_Problem statement_.
Set down, exactly as written, the lines from the top of the data to the line that holds "float)), np.log2(FREQ_TICKS), FREQ_SCALE)", and omit the pictures.

○ ○ ○ ○ ○ ○ ○

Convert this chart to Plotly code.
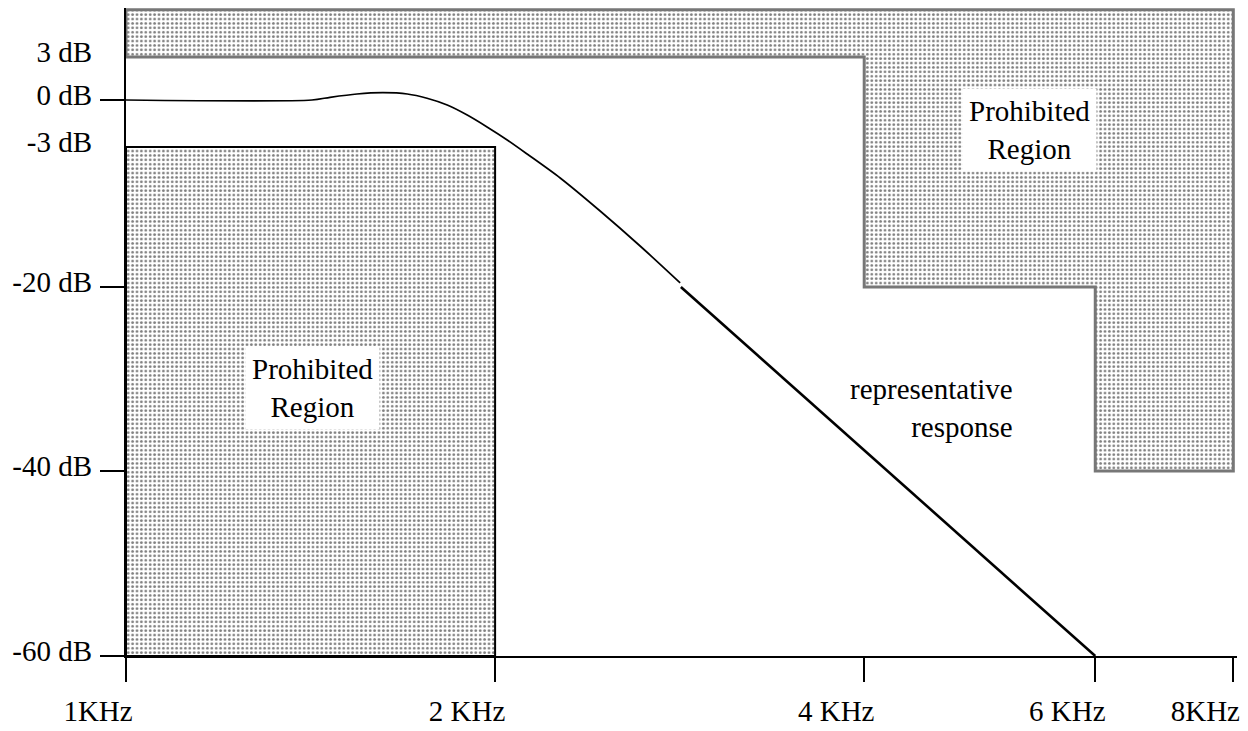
import numpy as np
import plotly.graph_objects as go

# ---------------- data ----------------
FREQ_TICKS = [1, 2, 4, 6, 8]                      # kHz
FREQ_LABELS = ["1KHz", "2 KHz", "4 KHz", "6 KHz", "8KHz"]
DB_TICKS = [3, 0, -3, -20, -40, -60]
DB_LABELS = ["3 dB", "0 dB", "-3 dB", "-20 dB", "-40 dB", "-60 dB"]
DB_TICK_MARKS = [0, -20, -40, -60]

# representative response
RESP_FREQ = [1.0, 1.418, 1.467, 1.543, 1.620, 1.696, 1.760, 1.828, 1.898,
             1.970, 2.046, 2.124, 2.260, 2.436, 2.626, 2.831]
RESP_DB = [0, 0, 0.19, 0.42, 0.51, 0.42, 0.12, -0.32, -0.96,
           -1.72, -2.55, -3.85, -6.76, -10.77, -15.02, -19.5]
ASYM_FREQ = [2.835, 6]
ASYM_DB = [-20, -60]

# prohibited regions (kHz, dB)
UPPER_FREQ = [1, 8, 8, 6, 6, 4, 4, 1, 1]
UPPER_DB = [6.3, 6.3, -40, -40, -20, -20, 3, 3, 6.3]
LOWER_FREQ = [1, 2, 2, 1, 1]
LOWER_DB = [-3, -3, -60, -60, -3]

# ---------------- schematic (non-uniform) scales of the drawing ----------------
FREQ_SCALE = [0, 1, 2, 2.626, 3]                  # octave-like axis units per tick
DB_SCALE = [4.64, 0, -5.07, -20.18, -40.03, -60]  # axis units per dB tick


def fx(f):
    return np.interp(np.log2(np.asarray(f, float)), np.log2(FREQ_TICKS), FREQ_SCALE)


def fy(db):
    db = np.asarray(db, float)
    d = np.array(DB_TICKS[::-1], float)
    s = np.array(DB_SCALE[::-1], float)
    out = np.interp(db, d, s)
    hi = db > d[-1]
    slope = (s[-1] - s[-2]) / (d[-1] - d[-2])
    out = np.where(hi, s[-1] + (db - d[-1]) * slope, out)
    return out


FONT = "Liberation Serif"
fig = go.Figure()

pattern = dict(shape=".", size=4.4, solidity=0.3, fgcolor="black", bgcolor="white")

fig.add_trace(go.Scatter(
    x=fx(UPPER_FREQ), y=fy(UPPER_DB), mode="lines", fill="toself",
    fillpattern=pattern, line=dict(color="#777777", width=3),
    hoverinfo="skip", showlegend=False))
fig.add_trace(go.Scatter(
    x=fx(LOWER_FREQ), y=fy(LOWER_DB), mode="lines", fill="toself",
    fillpattern=pattern, line=dict(color="black", width=2),
    hoverinfo="skip", showlegend=False))
fig.add_trace(go.Scatter(
    x=fx(RESP_FREQ), y=fy(RESP_DB), mode="lines",
    line=dict(color="black", width=1.7, shape="spline", smoothing=0.8),
    hoverinfo="skip", showlegend=False))
fig.add_trace(go.Scatter(
    x=fx(ASYM_FREQ), y=fy(ASYM_DB), mode="lines",
    line=dict(color="black", width=2.6),
    hoverinfo="skip", showlegend=False))
fig.add_trace(go.Scatter(x=[None], y=[None], yaxis="y2", showlegend=False,
                         hoverinfo="skip"))

tf = dict(family=FONT, size=29, color="black")

fig.add_annotation(x=float(fx(1.42)), y=float(fy(-31)), text="Prohibited<br>Region",
                   showarrow=False, font=tf, bgcolor="white", borderpad=6)
fig.add_annotation(x=float(fx(5.35)), y=float(fy(-1.9)), text="Prohibited<br>Region",
                   showarrow=False, font=tf, bgcolor="white", borderpad=6)
fig.add_annotation(x=float(fx(5.21)), y=float(fy(-33.2)),
                   text="representative<br>response", showarrow=False,
                   font=tf, xanchor="right", align="right")

# the page body adds an 8 px offset, so the figure is 8 px smaller than the window
y_range = [-60, 9.93]
fig.update_layout(
    width=1240, height=723,
    margin=dict(l=118, r=11, t=0, b=75, autoexpand=False),
    paper_bgcolor="white", plot_bgcolor="white",
    font=tf, showlegend=False,
    xaxis=dict(range=[0, 3.01], tickvals=fx(FREQ_TICKS), ticktext=FREQ_LABELS,
               ticks="outside", ticklen=24, tickwidth=2, tickcolor="black",
               showline=True, linecolor="black", linewidth=2,
               showgrid=False, zeroline=False, layer="below traces",
               tickfont=tf, ticklabelshift=-28, ticklabelstandoff=4,
               automargin=False),
    yaxis=dict(range=y_range, tickvals=fy(DB_TICK_MARKS), ticks="outside",
               ticklen=24, tickwidth=2, tickcolor="black", showticklabels=False,
               showline=True, linecolor="black", linewidth=2,
               showgrid=False, zeroline=False, layer="below traces",
               automargin=False),
    yaxis2=dict(range=y_range, overlaying="y", side="left", anchor="x",
                tickvals=fy(DB_TICKS), ticktext=DB_LABELS, ticks="",
                showline=False, showgrid=False, zeroline=False,
                tickfont=tf, ticklabelstandoff=33, ticklabelshift=-5,
                automargin=False),
)

fig.write_html("out.html")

○ ○ ○ ○ ○ ○ ○

_The reply_.
Convert this chart to Plotly code.
import numpy as np
import plotly.graph_objects as go

# ---------------- data ----------------
FREQ_TICKS = [1, 2, 4, 6, 8]                      # kHz
FREQ_LABELS = ["1KHz", "2 KHz", "4 KHz", "6 KHz", "8KHz"]
DB_TICKS = [3, 0, -3, -20, -40, -60]
DB_LABELS = ["3 dB", "0 dB", "-3 dB", "-20 dB", "-40 dB", "-60 dB"]
DB_TICK_MARKS = [0, -20, -40, -60]

# representative response
RESP_FREQ = [1.0, 1.418, 1.467, 1.543, 1.620, 1.696, 1.760, 1.828, 1.898,
             1.970, 2.046, 2.124, 2.260, 2.436, 2.626, 2.831]
RESP_DB = [0, 0, 0.19, 0.42, 0.51, 0.42, 0.12, -0.32, -0.96,
           -1.72, -2.55, -3.85, -6.76, -10.77, -15.02, -19.5]
ASYM_FREQ = [2.835, 6]
ASYM_DB = [-20, -60]

# prohibited regions (kHz, dB)
UPPER_FREQ = [1, 8, 8, 6, 6, 4, 4, 1, 1]
UPPER_DB = [6.3, 6.3, -40, -40, -20, -20, 3, 3, 6.3]
LOWER_FREQ = [1, 2, 2, 1, 1]
LOWER_DB = [-3, -3, -60, -60, -3]

# ---------------- schematic (non-uniform) scales of the drawing ----------------
FREQ_SCALE = [0, 1, 2, 2.626, 3]                  # octave-like axis units per tick
DB_SCALE = [4.64, 0, -5.07, -20.18, -40.03, -60]  # axis units per dB tick


def fx(f):
    return np.interp(np.log2(np.asarray(f, float)), np.log2(FREQ_TICKS), FREQ_SCALE)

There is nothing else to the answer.